# [Problem description]
Reproduce the material below line by line, beginning with its first line and ending with the line that contains "import plotly.graph_objects as go"; leave out pictures.

# [Available data]
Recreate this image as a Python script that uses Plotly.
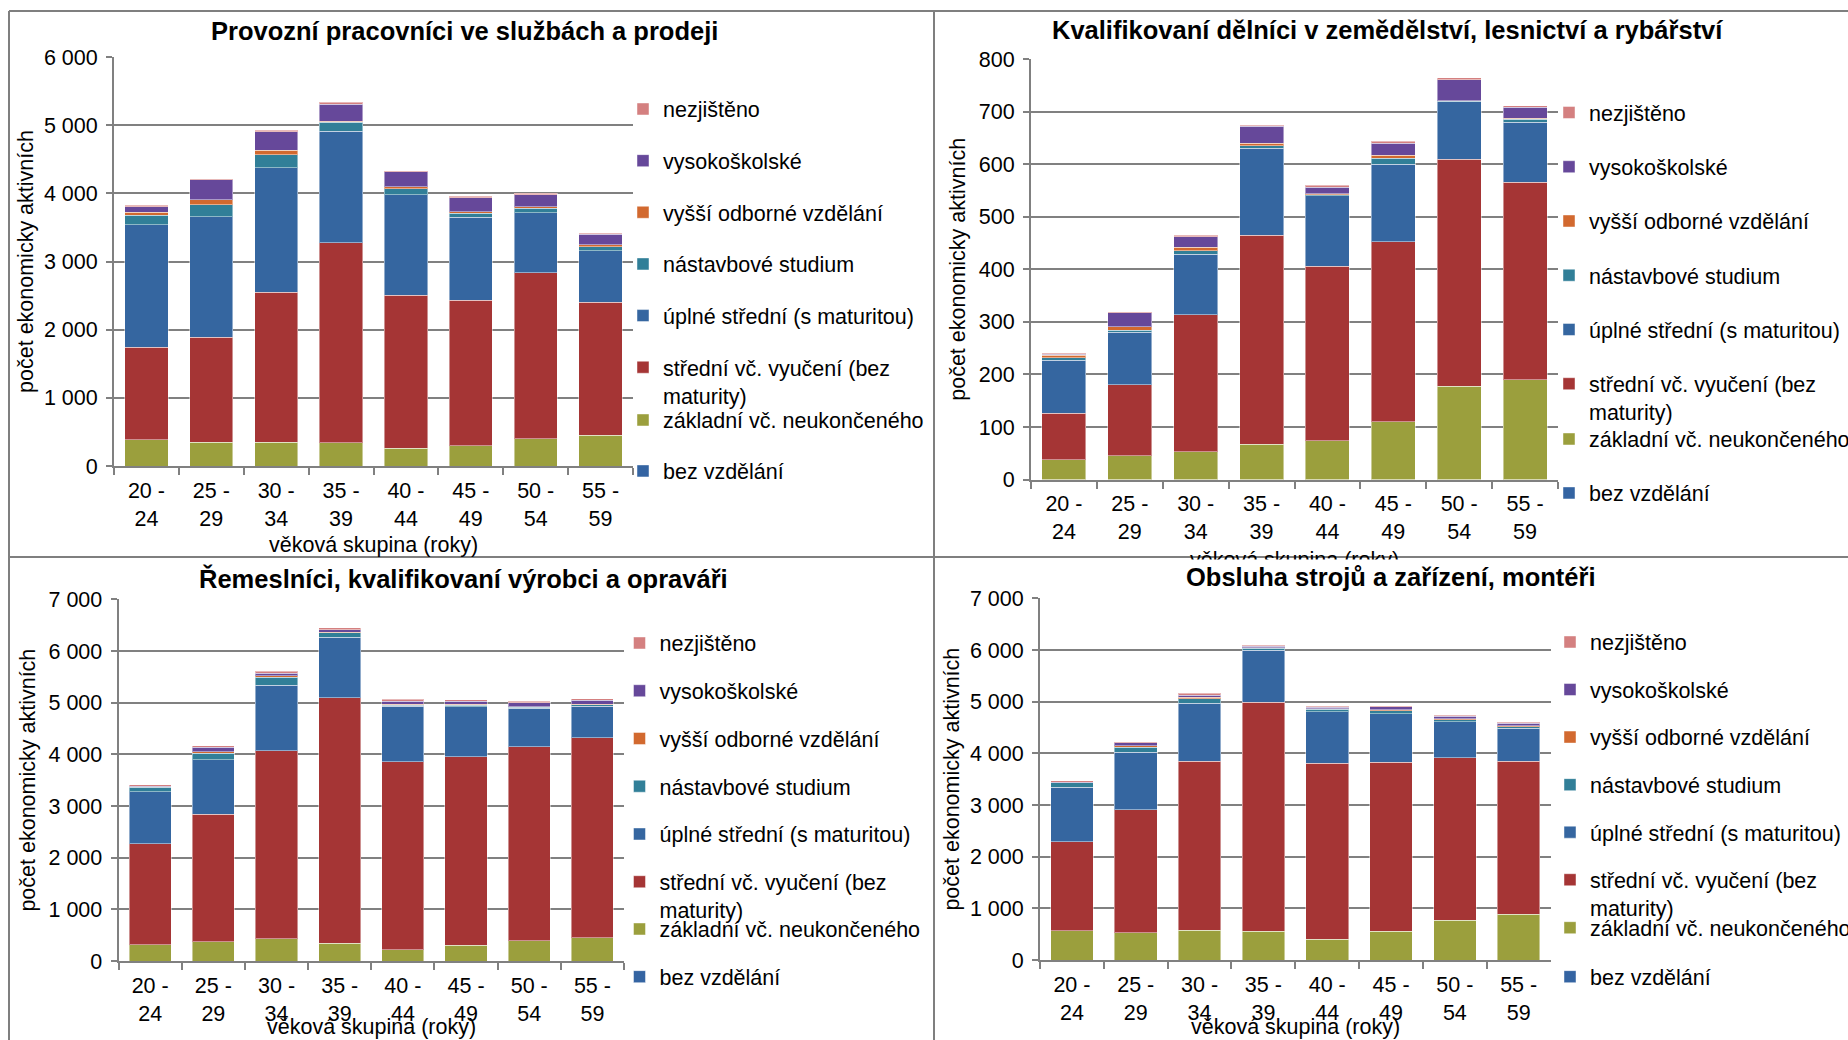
import plotly.graph_objects as go

# ---------------- data ----------------
categories = ["20 - 24", "25 - 29", "30 - 34", "35 - 39", "40 - 44", "45 - 49", "50 - 54", "55 - 59"]
tick_labels = ["20 -<br>24", "25 -<br>29", "30 -<br>34", "35 -<br>39", "40 -<br>44", "45 -<br>49", "50 -<br>54", "55 -<br>59"]

series_names = [
    "bez vzdělání",
    "základní vč. neukončeného",
    "střední vč. vyučení (bez<br>maturity)",
    "úplné střední (s maturitou)",
    "nástavbové studium",
    "vyšší odborné vzdělání",
    "vysokoškolské",
    "nezjištěno",
]
series_colors = ["#3464A2", "#9B9F3D", "#A53535", "#3566A0", "#317F98", "#D2692F", "#66489A", "#D48080"]

panel_titles = [
    "Provozní pracovníci ve službách a prodeji",
    "Kvalifikovaní dělníci v zemědělství, lesnictví a rybářství",
    "Řemeslníci, kvalifikovaní výrobci a opraváři",
    "Obsluha strojů a zařízení, montéři",
]
y_title = "počet ekonomicky aktivních"
x_title = "věková skupina (roky)"

# Panel 1: Provozní pracovníci ve službách a prodeji
p1_bez = [0, 0, 0, 0, 0, 0, 0, 0]
p1_zakladni = [388, 349, 349, 339, 260, 299, 403, 452]
p1_stredni = [1355, 1541, 2199, 2935, 2244, 2131, 2429, 1953]
p1_uplne = [1796, 1767, 1826, 1635, 1477, 1222, 884, 751]
p1_nastavbove = [143, 177, 191, 137, 89, 59, 64, 64]
p1_vyssi = [39, 74, 64, 15, 29, 20, 20, 25]
p1_vysokoskolske = [79, 289, 275, 246, 216, 201, 181, 152]
p1_nezjisteno = [24, 15, 20, 29, 20, 25, 20, 20]

# Panel 2: Kvalifikovaní dělníci v zemědělství, lesnictví a rybářství
p2_bez = [0, 0, 0, 0, 0, 0, 0, 0]
p2_zakladni = [38, 45, 53, 67, 74, 110, 178, 190]
p2_stredni = [88, 135, 261, 398, 332, 342, 431, 376]
p2_uplne = [101, 100, 115, 165, 134, 148, 110, 114]
p2_nastavbove = [5, 4, 6, 5, 2, 11, 1, 5]
p2_vyssi = [5, 7, 7, 5, 2, 6, 1, 2]
p2_vysokoskolske = [1, 26, 20, 32, 12, 23, 40, 21]
p2_nezjisteno = [2, 2, 3, 2, 4, 4, 3, 3]

# Panel 3: Řemeslníci, kvalifikovaní výrobci a opraváři
p3_bez = [0, 0, 0, 0, 0, 0, 0, 0]
p3_zakladni = [317, 375, 433, 343, 220, 304, 394, 452]
p3_stredni = [1952, 2463, 3639, 4751, 3633, 3646, 3756, 3866]
p3_uplne = [1008, 1060, 1261, 1170, 1073, 969, 737, 608]
p3_nastavbove = [84, 123, 161, 90, 25, 32, 19, 32]
p3_vyssi = [10, 32, 26, 13, 20, 13, 13, 13]
p3_vysokoskolske = [13, 84, 52, 39, 58, 65, 78, 77]
p3_nezjisteno = [26, 32, 32, 39, 32, 26, 26, 26]

# Panel 4: Obsluha strojů a zařízení, montéři
p4_bez = [0, 0, 0, 0, 0, 0, 0, 0]
p4_zakladni = [569, 530, 575, 556, 401, 556, 769, 886]
p4_stredni = [1719, 2379, 3271, 4434, 3406, 3271, 3148, 2960]
p4_uplne = [1054, 1112, 1125, 1002, 1002, 943, 698, 640]
p4_nastavbove = [84, 97, 84, 45, 39, 52, 33, 32]
p4_vyssi = [6, 25, 26, 7, 13, 19, 19, 20]
p4_vysokoskolske = [7, 59, 45, 26, 32, 59, 52, 45]
p4_nezjisteno = [26, 19, 39, 26, 20, 19, 19, 19]

panel_series = [
    [p1_bez, p1_zakladni, p1_stredni, p1_uplne, p1_nastavbove, p1_vyssi, p1_vysokoskolske, p1_nezjisteno],
    [p2_bez, p2_zakladni, p2_stredni, p2_uplne, p2_nastavbove, p2_vyssi, p2_vysokoskolske, p2_nezjisteno],
    [p3_bez, p3_zakladni, p3_stredni, p3_uplne, p3_nastavbove, p3_vyssi, p3_vysokoskolske, p3_nezjisteno],
    [p4_bez, p4_zakladni, p4_stredni, p4_uplne, p4_nastavbove, p4_vyssi, p4_vysokoskolske, p4_nezjisteno],
]
y_max = [6000, 800, 7000, 7000]
y_dtick = [1000, 100, 1000, 1000]

# ---------------- layout geometry (pixels) ----------------
W, H = 1848, 1040
FONT = "Liberation Sans, Arial, sans-serif"
GRID = "#808080"
FS = 21.5


def fx(px):
    return px / W


def fy(py):
    return 1 - py / H


# plot areas: (left, right, top, bottom) in px
areas = [
    (114, 633, 57, 466),
    (1031, 1558, 59, 479.6),
    (118.6, 624, 599.3, 961),
    (1040, 1550.6, 598.3, 960),
]
title_pos = [(464, 31), (1387, 30), (463, 578), (1391, 577)]
xtitle_pos = [(373.5, 545), (1294.5, 560), (371, 1027), (1295, 1027)]
ytitle_standoff = [4, 7, 7, 4]
# legend: x (left), topA, gapA, topB, gapB
legend_geo = [
    (623, 88.5, 20.7, 399.5, 20.0),
    (1549, 92.0, 23.3, 418.5, 23.0),
    (619.5, 622.5, 16.8, 908.5, 16.7),
    (1550, 621.5, 16.6, 907.2, 18.0),
]

fig = go.Figure()
layout = dict(
    width=W, height=H,
    margin=dict(l=0, r=0, t=0, b=0, autoexpand=False),
    paper_bgcolor="white", plot_bgcolor="white",
    barmode="stack", bargap=0.333,
    separators=", ",
    font=dict(family=FONT, size=FS, color="#000000"),
    showlegend=True,
)

annotations = []
for p in range(4):
    sfx = "" if p == 0 else str(p + 1)
    xa, ya = "x" + sfx, "y" + sfx
    legA = "legend" if p == 0 else "legend" + str(2 * p + 1)
    legB = "legend" + str(2 * p + 2)
    for s, (name, color) in enumerate(zip(series_names, series_colors)):
        fig.add_trace(go.Bar(
            x=categories, y=panel_series[p][s], name=name,
            marker=dict(color=color, line=dict(color="rgba(255,255,255,0.45)", width=1)),
            xaxis=xa, yaxis=ya,
            legend=(legB if s < 2 else legA),
            legendgroup=f"p{p}s{s}",
            legendrank=100 - s,
            hovertemplate="%{x}: %{y}<extra>" + name + "</extra>",
        ))
    l, r, t, b = areas[p]
    layout["xaxis" + sfx] = dict(
        domain=[fx(l), fx(r)], anchor=ya, type="category",
        tickmode="array", tickvals=categories, ticktext=tick_labels,
        showline=True, linecolor=GRID, linewidth=2,
        ticks="outside", tickson="boundaries", ticklen=7, tickwidth=2, tickcolor=GRID,
        showgrid=False, tickfont=dict(size=FS), ticklabelstandoff=4,
    )
    layout["yaxis" + sfx] = dict(
        domain=[fy(b), fy(t)], anchor=xa, range=[0, y_max[p]], dtick=y_dtick[p],
        tickformat=",d", showline=True, linecolor=GRID, linewidth=2,
        ticks="outside", ticklen=6, tickwidth=2, tickcolor=GRID,
        showgrid=True, gridcolor=GRID, gridwidth=2, zeroline=False,
        tickfont=dict(size=FS), ticklabelstandoff=4,
        title=dict(text=y_title, font=dict(size=FS), standoff=ytitle_standoff[p]),
    )
    lx, topA, gapA, topB, gapB = legend_geo[p]
    common = dict(x=fx(lx), xanchor="left", yanchor="top", bgcolor="rgba(0,0,0,0)",
                  font=dict(size=FS, family=FONT), traceorder="grouped",
                  valign="top", borderwidth=0)
    layout[legA] = dict(common, y=fy(topA), tracegroupgap=gapA)
    layout[legB] = dict(common, y=fy(topB), tracegroupgap=gapB)

TITLE_FONT = dict(size=25.5, family=FONT, weight="bold")
# panel titles (1-3) and x-axis titles
for p in range(3):
    tx, ty = title_pos[p]
    annotations.append(dict(text=panel_titles[p], x=fx(tx), y=fy(ty), xref="paper", yref="paper",
                            xanchor="center", yanchor="middle", showarrow=False, font=TITLE_FONT))
for p in range(4):
    tx, ty = xtitle_pos[p]
    annotations.append(dict(text=x_title, x=fx(tx), y=fy(ty), xref="paper", yref="paper",
                            xanchor="center", yanchor="middle", showarrow=False,
                            font=dict(size=FS, family=FONT)))
# mask: the lower panel covers the end of the upper-right chart's axis title
annotations.append(dict(text=" ", x=fx(1294.5), y=fy(558.5), xref="paper", yref="paper",
                        xanchor="center", yanchor="top", showarrow=False,
                        width=420, height=30, bgcolor="white", borderpad=0,
                        font=dict(size=FS)))
tx, ty = title_pos[3]
annotations.append(dict(text=panel_titles[3], x=fx(tx), y=fy(ty), xref="paper", yref="paper",
                        xanchor="center", yanchor="middle", showarrow=False, font=TITLE_FONT))
layout["annotations"] = annotations

# chart-area borders
bc = "#7F7F7F"
layout["shapes"] = [
    dict(type="line", xref="paper", yref="paper", x0=fx(9), x1=fx(1850), y0=fy(11), y1=fy(11), line=dict(color=bc, width=2)),
    dict(type="line", xref="paper", yref="paper", x0=fx(9), x1=fx(1850), y0=fy(557), y1=fy(557), line=dict(color=bc, width=2)),
    dict(type="line", xref="paper", yref="paper", x0=fx(9), x1=fx(9), y0=fy(11), y1=fy(1045), line=dict(color=bc, width=2)),
    dict(type="line", xref="paper", yref="paper", x0=fx(934), x1=fx(934), y0=fy(11), y1=fy(1045), line=dict(color=bc, width=2)),
]

fig.update_layout(**layout)
fig.write_html(
    "out.html",
    config={"displayModeBar": False},
    post_script="document.body.style.margin='0';document.body.style.overflow='hidden';",
)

# [Solved problem]
Recreate this image as a Python script that uses Plotly.
import plotly.graph_objects as go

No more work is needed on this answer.